Critic's picks. Marcos Ávila Forero

Miguel Amado - Artforum

CRITICS’ PICKS by Miguel Amado

“Marcos Ávila Forero: Unruly Landscapes,”
at ADN GALERIA
February 5–April 24, 2015

 

 

A key characteristic of French-Colombian artist Marcos Ávila Forero’s practice is an ethnographic engagement with political subjects and contexts. In this exhibition, the installation Zuratoque, 2013, is exemplary of that method. Zuratoque is a shantytown in the Santander region of Colombia, mostly occupied by peasants who fled the countryside due to the ongoing warfare between the Colombian government, revolutionary guerrilla movements, and conservative paramilitary groups. Forero collaborated with them to produce this work, wherein the refugees wrote testimonies to their experiences on jute bags, which were then photographed before being unraveled in order to reweave the resulting fibers into traditional sandals.
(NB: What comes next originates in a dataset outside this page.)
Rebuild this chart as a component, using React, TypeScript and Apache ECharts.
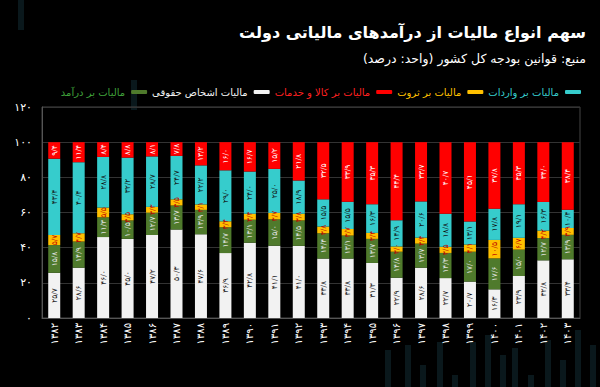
import React, { useEffect, useRef } from 'react';
import * as echarts from 'echarts';

const years = ['۱۳۸۲','۱۳۸۳','۱۳۸۴','۱۳۸۵','۱۳۸۶','۱۳۸۷','۱۳۸۸','۱۳۸۹','۱۳۹۰','۱۳۹۱','۱۳۹۲','۱۳۹۳','۱۳۹۴','۱۳۹۵','۱۳۹۶','۱۳۹۷','۱۳۹۸','۱۳۹۹','۱۴۰۰','۱۴۰۱','۱۴۰۲','۱۴۰۳'];

const legalPersons = [25.7, 28.6, 46.0, 45.0, 47.2, 50.3, 47.6, 36.9, 42.8, 41.1, 41.0, 33.8, 33.8, 31.3, 22.9, 28.6, 22.7, 20.7, 16.3, 23.9, 32.8, 33.4];
const incomeTax = [15.8, 14.9, 11.3, 10.5, 12.7, 13.7, 13.9, 14.7, 13.1, 15.0, 14.5, 14.4, 13.1, 13.7, 14.8, 13.7, 14.3, 17.0, 17.6, 15.0, 12.7, 13.9];
const wealthTax = [5.7, 4.7, 5.5, 3.5, 3.3, 3.5, 3.1, 3.4, 3.4, 3.7, 3.8, 3.8, 3.7, 3.4, 3.0, 3.4, 3.5, 4.1, 10.5, 6.7, 4.2, 3.9];
const importTax = [43.4, 40.4, 28.8, 32.2, 28.7, 24.7, 22.2, 29.0, 24.0, 25.0, 18.9, 15.5, 15.5, 16.3, 14.9, 20.6, 18.8, 13.1, 17.8, 19.1, 16.3, 10.4];
const goodsTax = [9.4, 11.4, 8.4, 8.8, 8.1, 7.8, 13.2, 16.0, 16.7, 15.2, 21.8, 32.5, 33.9, 35.3, 44.4, 33.7, 40.7, 45.1, 37.8, 35.3, 34.0, 38.4];

const yTicks = [0, 20, 40, 60, 80, 100, 120];

const FONT = 'DejaVu Sans';
const faDigits = '۰۱۲۳۴۵۶۷۸۹';
const toFa = (s: string) => s.replace(/\d/g, (d) => faDigits[+d]).replace('.', '/');

const seriesDefs = [
  { name: 'مالیات اشخاص حقوقی', data: legalPersons, color: '#f2f2f2', label: '#111' },
  { name: 'مالیات بر درآمد', data: incomeTax, color: '#4f7a2c', label: '#e8e8e8', legendColor: '#3fa13a' },
  { name: 'مالیات بر ثروت', data: wealthTax, color: '#ffc000', label: '#c00000' },
  { name: 'مالیات بر واردات', data: importTax, color: '#36cccc', label: '#111' },
  { name: 'مالیات بر کالا و خدمات', data: goodsTax, color: '#ff0000', label: '#fff', legendColor: '#ff2020' },
];

const legendOrder = ['مالیات بر درآمد', 'مالیات اشخاص حقوقی', 'مالیات بر کالا و خدمات', 'مالیات بر ثروت', 'مالیات بر واردات'];

const decoBars = [
  [385, 350], [405, 345], [420, 365], [437, 342], [452, 375], [470, 342], [485, 335], [500, 355],
  [512, 348], [528, 375], [545, 340], [560, 360], [575, 330], [590, 345],
];

export default function App() {
  const ref = useRef<HTMLDivElement>(null);
  useEffect(() => {
    document.body.style.margin = '0';
    document.body.style.background = '#000';
    const chart = echarts.init(ref.current!, undefined, { renderer: 'svg' });
    const series = seriesDefs.map((s) => ({
      name: s.name,
      type: 'bar',
      stack: 'total',
      data: s.data,
      barWidth: 12,
      itemStyle: { color: s.color },
      label: {
        show: true,
        position: 'inside',
        rotate: 90,
        fontSize: 7.5,
        fontFamily: FONT,
        color: s.label,
        formatter: (p: any) => toFa(Number(p.value).toFixed(1)),
      },
    }));
    chart.setOption({
      animation: false,
      backgroundColor: '#000',
      textStyle: { fontFamily: FONT },
      graphic: [
        ...decoBars.map(([x, y]) => ({
          type: 'rect',
          z: -10,
          silent: true,
          shape: { x, y, width: 6, height: 387 - y },
          style: { fill: 'rgba(30,70,80,0.35)' },
        })),
        { type: 'rect', z: -10, silent: true, shape: { x: 18, y: 0, width: 6, height: 30 }, style: { fill: 'rgba(30,70,80,0.35)' } },
        { type: 'rect', z: -10, silent: true, shape: { x: 131, y: 80, width: 6, height: 30 }, style: { fill: 'rgba(30,70,80,0.35)' } },
        {
          type: 'text',
          right: 14,
          top: 24,
          style: { text: 'سهم انواع مالیات از درآمدهای مالیاتی دولت', fill: '#fff', font: `bold 16px "${FONT}"`, textAlign: 'right' },
        },
        {
          type: 'text',
          right: 14,
          top: 52,
          style: { text: 'منبع: قوانین بودجه کل کشور (واحد: درصد)', fill: '#fff', font: `12.5px "${FONT}"`, textAlign: 'right' },
        },
      ],
      legend: {
        right: 14,
        top: 82,
        align: 'right',
        icon: 'roundRect',
        itemWidth: 16,
        itemHeight: 4,
        itemGap: 5,
        data: legendOrder.map((n) => {
          const d = seriesDefs.find((s) => s.name === n)!;
          return { name: n, textStyle: { color: (d as any).legendColor || d.color } };
        }),
        textStyle: { fontFamily: FONT, fontSize: 10, padding: [0, 1, 0, 1] },
      },
      grid: { left: 42, right: 20, top: 107, bottom: 69, show: true, borderColor: '#444', borderWidth: 1 },
      xAxis: {
        type: 'category',
        data: years,
        axisLine: { lineStyle: { color: '#555' } },
        axisTick: { show: false },
        axisLabel: { rotate: 90, color: '#fff', fontSize: 10, fontFamily: FONT, margin: 5, interval: 0 },
      },
      yAxis: {
        type: 'value',
        min: yTicks[0],
        max: yTicks[yTicks.length - 1],
        interval: 20,
        axisLine: { show: true, lineStyle: { color: '#555' } },
        axisTick: { show: false },
        splitLine: { lineStyle: { color: '#333' } },
        axisLabel: { color: '#fff', fontSize: 11, fontFamily: FONT, margin: 10, formatter: (v: number) => toFa(String(v)) },
      },
      series,
    });
    return () => chart.dispose();
  }, []);
  return <div ref={ref} style={{ position: 'absolute', left: 0, top: 0, width: 600, height: 387, background: '#000' }} />;
}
By displaying the photographs documenting their stories and shoes repurposed from tragedy, the artist creates an emotional portrayal of personal encounters with violence that illustrates his examination of mass displacement in conflict areas.

 

Forero often focuses on the misfortunes of South American populations, and elsewhere, two works that address the relationship between music and collective identity in the African-Colombian community intelligently encapsulate this approach: Palenqueros, 2013, and Atrato, 2014. The latter is a video that records various men and women rhythmically agitating the water of the Atrato River, a crucial site in Colombia’s armed hostilities and upheavals. The former work consists of two sets of five drums made by French artisans, similar to those employed in festivities such as that of Palenque de San Basilio, a Colombian village founded by escaped slaves—the titular palenqueros. With instruments, Forero brilliantly connects ancestry, cultural expression, and memory.